Sorry, Carl, I don't understand you here. What exactly did you mean by
"obsolete
assumption"? If I base my calculation on a 1500W CCS amplifier, in what way
would this be obsolete, or too weak for a ham running RTTY? In fact it still
has
some headroom, because no ham RTTY operation is continuous in the long term,
even RTTY bulletins might last only 10 to 20 minutes!

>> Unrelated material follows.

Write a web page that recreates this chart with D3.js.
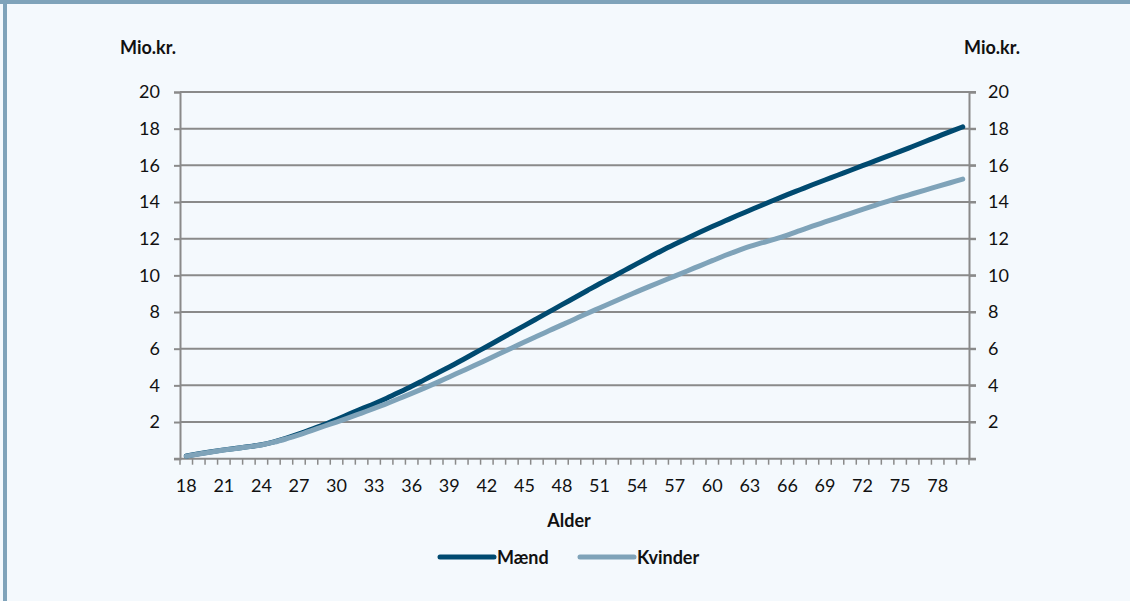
<!DOCTYPE html>
<html lang="da">
<head>
  <meta charset="UTF-8">
  <title>Mio.kr. efter alder</title>
  <script src="https://d3js.org/d3.v7.min.js"></script>
  <style>
    body {
      margin: 0;
      background: #fff;
      font-family: Lato, "Open Sans", sans-serif;
    }
    svg {
      display: block;
    }
    .tick text {
      font-family: Lato, sans-serif;
      font-size: 18px;
      fill: #111;
    }
    .title {
      font-family: Lato, sans-serif;
      font-size: 18px;
      font-weight: bold;
      fill: #111;
    }
  </style>
</head>
<body>
<svg width="1130" height="601"></svg>
<script>
  // Data
  const ages = d3.range(18, 81);
  const maend = [
    0.15, 0.27, 0.38, 0.48, 0.57, 0.66, 0.76, 0.92, 1.12, 1.35,
    1.6, 1.86, 2.14, 2.43, 2.72, 3.0, 3.3, 3.62, 3.95, 4.3,
    4.65, 5.0, 5.37, 5.75, 6.12, 6.5, 6.88, 7.26, 7.64, 8.02,
    8.4, 8.78, 9.16, 9.54, 9.9, 10.27, 10.64, 11.0, 11.36, 11.7,
    12.03, 12.35, 12.66, 12.96, 13.26, 13.55, 13.84, 14.12, 14.4, 14.67,
    14.94, 15.2, 15.46, 15.72, 15.98, 16.24, 16.5, 16.76, 17.03, 17.3,
    17.57, 17.84, 18.1
  ];
  const kvinder = [
    0.14, 0.26, 0.37, 0.47, 0.56, 0.65, 0.75, 0.9, 1.09, 1.3,
    1.53, 1.77, 2.0, 2.24, 2.49, 2.74, 3.0, 3.28, 3.56, 3.85,
    4.15, 4.46, 4.77, 5.08, 5.4, 5.72, 6.04, 6.36, 6.68, 6.99,
    7.3, 7.61, 7.92, 8.22, 8.52, 8.82, 9.11, 9.4, 9.68, 9.96,
    10.24, 10.52, 10.8, 11.08, 11.34, 11.58, 11.78, 11.98, 12.2, 12.44,
    12.68, 12.91, 13.14, 13.37, 13.6, 13.82, 14.04, 14.25, 14.45, 14.65,
    14.85, 15.05, 15.25
  ];
  const yTicks = [2, 4, 6, 8, 10, 12, 14, 16, 18, 20];
  const seriesNames = ["Mænd", "Kvinder"];
  const colors = ["#004a70", "#7fa3b9"];

  const svg = d3.select("svg");
  const W = 1130, H = 601;

  // Background panel with border
  svg.append("rect").attr("width", W).attr("height", H).attr("fill", "#f4f9fd");
  svg.append("rect").attr("x", 0).attr("y", 0).attr("width", W).attr("height", 4).attr("fill", "#7fa3ba");
  svg.append("rect").attr("x", 3).attr("y", 0).attr("width", 4).attr("height", H).attr("fill", "#7fa3ba");

  const plotL = 180, plotR = 969, plotT = 92, plotB = 458.7;

  const x = d3.scaleBand().domain(ages).range([plotL, plotR]).padding(0);
  const y = d3.scaleLinear().domain([0, 20]).range([plotB, plotT]);

  // Gridlines
  svg.append("g")
    .selectAll("line")
    .data(yTicks)
    .join("line")
    .attr("x1", plotL)
    .attr("x2", plotR + 7)
    .attr("y1", d => y(d))
    .attr("y2", d => y(d))
    .attr("stroke", "#8a8a8a")
    .attr("stroke-width", 2);

  // Left axis
  const yLeft = svg.append("g")
    .attr("transform", `translate(${plotL},0)`)
    .call(d3.axisLeft(y).tickValues([0].concat(yTicks)).tickSize(6).tickPadding(14)
      .tickFormat(d => d === 0 ? "" : d));
  // Right axis
  const yRight = svg.append("g")
    .attr("transform", `translate(${plotR},0)`)
    .call(d3.axisRight(y).tickValues([0].concat(yTicks)).tickSize(7).tickPadding(12)
      .tickFormat(d => d === 0 ? "" : d));

  // Bottom axis: ticks at band boundaries, labels every 3rd year
  const xAxis = svg.append("g").attr("transform", `translate(0,${plotB})`);
  xAxis.append("line")
    .attr("x1", plotL - 6).attr("x2", plotR + 7)
    .attr("stroke", "#8a8a8a").attr("stroke-width", 2);
  const bounds = ages.map(a => x(a)).concat([plotR]);
  xAxis.selectAll("line.mt")
    .data(bounds)
    .join("line")
    .attr("class", "mt")
    .attr("x1", d => d).attr("x2", d => d)
    .attr("y1", 0).attr("y2", 6)
    .attr("stroke", "#8a8a8a").attr("stroke-width", 1.5);
  xAxis.selectAll("text")
    .data(ages.filter(a => (a - 18) % 3 === 0))
    .join("text")
    .attr("x", d => x(d) + x.bandwidth() / 2)
    .attr("y", 33)
    .attr("text-anchor", "middle")
    .attr("font-family", "Lato, sans-serif")
    .attr("font-size", 18)
    .attr("fill", "#111")
    .text(d => d);

  [yLeft, yRight].forEach(g => {
    g.select(".domain").attr("stroke", "#8a8a8a").attr("stroke-width", 2);
    g.selectAll(".tick line").attr("stroke", "#8a8a8a").attr("stroke-width", 2);
  });

  // Lines (Kvinder drawn last, on top)
  const line = d3.line()
    .x((d, i) => x(ages[i]) + x.bandwidth() / 2)
    .y(d => y(d))
    .curve(d3.curveMonotoneX);

  [maend, kvinder].forEach((s, k) => {
    svg.append("path")
      .datum(s)
      .attr("fill", "none")
      .attr("stroke", colors[k])
      .attr("stroke-width", 5)
      .attr("stroke-linecap", "round")
      .attr("stroke-linejoin", "round")
      .attr("d", line);
  });

  // Titles
  svg.append("text").attr("class", "title").attr("x", 148).attr("y", 54).attr("text-anchor", "middle").text("Mio.kr.");
  svg.append("text").attr("class", "title").attr("x", 992).attr("y", 54).attr("text-anchor", "middle").text("Mio.kr.");
  svg.append("text").attr("class", "title").attr("x", 569).attr("y", 527).attr("text-anchor", "middle").text("Alder");

  // Legend
  const legendX = [440, 580];
  seriesNames.forEach((name, i) => {
    const g = svg.append("g").attr("transform", `translate(${legendX[i]},557)`);
    g.append("line")
      .attr("x1", 0).attr("x2", 54)
      .attr("stroke", colors[i]).attr("stroke-width", 5).attr("stroke-linecap", "round");
    g.append("text").attr("class", "title").attr("x", 57).attr("y", 7).text(name);
  });
</script>
</body>
</html>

Or did you mean that 0.4A average current per diode is too low, for an
amplifier
running 1500W in RTTY? It isn't! If that amplifier runs on 3500V and 0.8A,
giving 2800W input and 1500W output, meaning a 53% efficiency, then each
diode
in the bridge rectifier carries 0.4A average current. That's a fact, not an
assumption! The actual average current will be slightly different, depending
on
the amplifier's efficiency, and the voltage it works at, but will hardly get
much above 0.5A, unless you have a lousy efficiency, run illegal power, or
use
tubes that need a very low supply voltage.
The current will be peaky, due to the capacitive filter, but the average
will
still be just that low value. The peaks might be around 3A, but such
repetitive
peaks are within the safe operating area of a 1A diode, as long as the
average
current is low enough.
> ** I detest when someone who should know better starts championing the
> lowest denominator.....the cheapskates that infest the hobby at the amp
> level. Keep it to QRP where nobody gets hurt (-;
ROFL. Seems that we two represent opposing poles! I absolutely love getting
the
most bang for the buck, and building legal limit amplifiers that cost under
500
dollars, total. And which work well, too. Remember that old adage? "A piece
of
engineering is the product of material and brains. The more you use of one,
the
least you need of the other." I like using lots of brains, and little
material!
And yes, I built QRP equipment for the first several years of my ham career.
The
2SC1969 was my preferred output device, but I also sometimes ran a few
2N2222 in
parallel to deliver one watt... I made many intercontinental contacts using
power levels under 5W, into simple dipoles or quarter wave verticals. Mainly
on
ten meters. And many of them in FM! When the other guy has good ears, you
don't
need a kilowatt. On the other hand, a kilowatt gets heard better in many
situations. As an old QRPer, I do know that!